— BEGIN Dataset extract —

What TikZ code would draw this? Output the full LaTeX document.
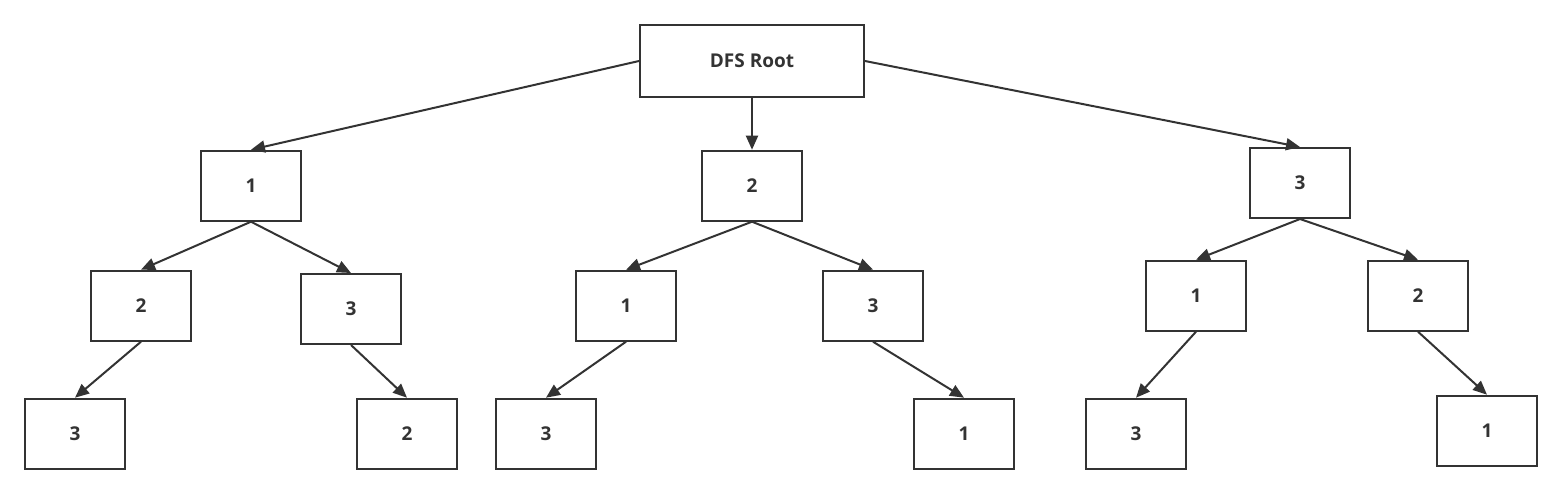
\documentclass[tikz,border=0pt]{standalone}
\usepackage{fontspec}
\setmainfont{Open Sans}
\usetikzlibrary{arrows.meta}
\definecolor{ink}{HTML}{333333}
\begin{document}
\begin{tikzpicture}[x=0.5pt,y=-0.5pt,
  box/.style={draw=ink,line width=1pt,minimum width=50pt,minimum height=35pt,inner sep=0pt,
    font=\fontsize{9.5pt}{11pt}\selectfont\bfseries,text=ink},
  rootbox/.style={box,minimum width=112pt,minimum height=36pt},
  edge/.style={draw=ink,line width=1pt,-{Triangle[length=7pt,width=6pt]}}]
\useasboundingbox (0,0) rectangle (1562,494);
\node[rootbox] (r) at (752,61) {DFS Root};
\node[box] (a1) at (251,185.7) {1};
\node[box] (a2) at (752,185.7) {2};
\node[box] (a3) at (1300,183) {3};
\node[box] (b1) at (141,305.7) {2};
\node[box] (b2) at (351,309) {3};
\node[box] (b3) at (626,305.7) {1};
\node[box] (b4) at (873,305.7) {3};
\node[box] (b5) at (1196,295.7) {1};
\node[box] (b6) at (1418,295.7) {2};
\node[box] (c1) at (75,433.7) {3};
\node[box] (c2) at (407,433.7) {2};
\node[box] (c3) at (546,433.7) {3};
\node[box] (c4) at (964,433.7) {1};
\node[box] (c5) at (1136,433.7) {3};
\node[box] (c6) at (1487,430.7) {1};
\draw[edge] (r.west) -- (a1.north);
\draw[edge] (r.south) -- (a2.north);
\draw[edge] (r.east) -- (a3.north);
\draw[edge] (a1.south) -- (b1.north);
\draw[edge] (a1.south) -- (b2.north);
\draw[edge] (a2.south) -- (b3.north);
\draw[edge] (a2.south) -- (b4.north);
\draw[edge] (a3.south) -- (b5.north);
\draw[edge] (a3.south) -- (b6.north);
\draw[edge] (b1.south) -- (c1.north);
\draw[edge] (b2.south) -- (c2.north);
\draw[edge] (b3.south) -- (c3.north);
\draw[edge] (b4.south) -- (c4.north);
\draw[edge] (b5.south) -- (c5.north);
\draw[edge] (b6.south) -- (c6.north);
\end{tikzpicture}
\end{document}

— END Dataset extract —

Write out each line of the data exactly; the images should be left out.

- **Full output**:
What TikZ code would draw this? Output the full LaTeX document.
\documentclass[tikz,border=0pt]{standalone}
\usepackage{fontspec}
\setmainfont{Open Sans}
\usetikzlibrary{arrows.meta}
\definecolor{ink}{HTML}{333333}
\begin{document}
\begin{tikzpicture}[x=0.5pt,y=-0.5pt,
  box/.style={draw=ink,line width=1pt,minimum width=50pt,minimum height=35pt,inner sep=0pt,
    font=\fontsize{9.5pt}{11pt}\selectfont\bfseries,text=ink},
  rootbox/.style={box,minimum width=112pt,minimum height=36pt},
  edge/.style={draw=ink,line width=1pt,-{Triangle[length=7pt,width=6pt]}}]
\useasboundingbox (0,0) rectangle (1562,494);
\node[rootbox] (r) at (752,61) {DFS Root};
\node[box] (a1) at (251,185.7) {1};
\node[box] (a2) at (752,185.7) {2};
\node[box] (a3) at (1300,183) {3};
\node[box] (b1) at (141,305.7) {2};
\node[box] (b2) at (351,309) {3};
\node[box] (b3) at (626,305.7) {1};
\node[box] (b4) at (873,305.7) {3};
\node[box] (b5) at (1196,295.7) {1};
\node[box] (b6) at (1418,295.7) {2};
\node[box] (c1) at (75,433.7) {3};
\node[box] (c2) at (407,433.7) {2};
\node[box] (c3) at (546,433.7) {3};
\node[box] (c4) at (964,433.7) {1};
\node[box] (c5) at (1136,433.7) {3};
\node[box] (c6) at (1487,430.7) {1};
\draw[edge] (r.west) -- (a1.north);
\draw[edge] (r.south) -- (a2.north);
\draw[edge] (r.east) -- (a3.north);
\draw[edge] (a1.south) -- (b1.north);
\draw[edge] (a1.south) -- (b2.north);
\draw[edge] (a2.south) -- (b3.north);
\draw[edge] (a2.south) -- (b4.north);
\draw[edge] (a3.south) -- (b5.north);
\draw[edge] (a3.south) -- (b6.north);
\draw[edge] (b1.south) -- (c1.north);
\draw[edge] (b2.south) -- (c2.north);
\draw[edge] (b3.south) -- (c3.north);
\draw[edge] (b4.south) -- (c4.north);
\draw[edge] (b5.south) -- (c5.north);
\draw[edge] (b6.south) -- (c6.north);
\end{tikzpicture}
\end{document}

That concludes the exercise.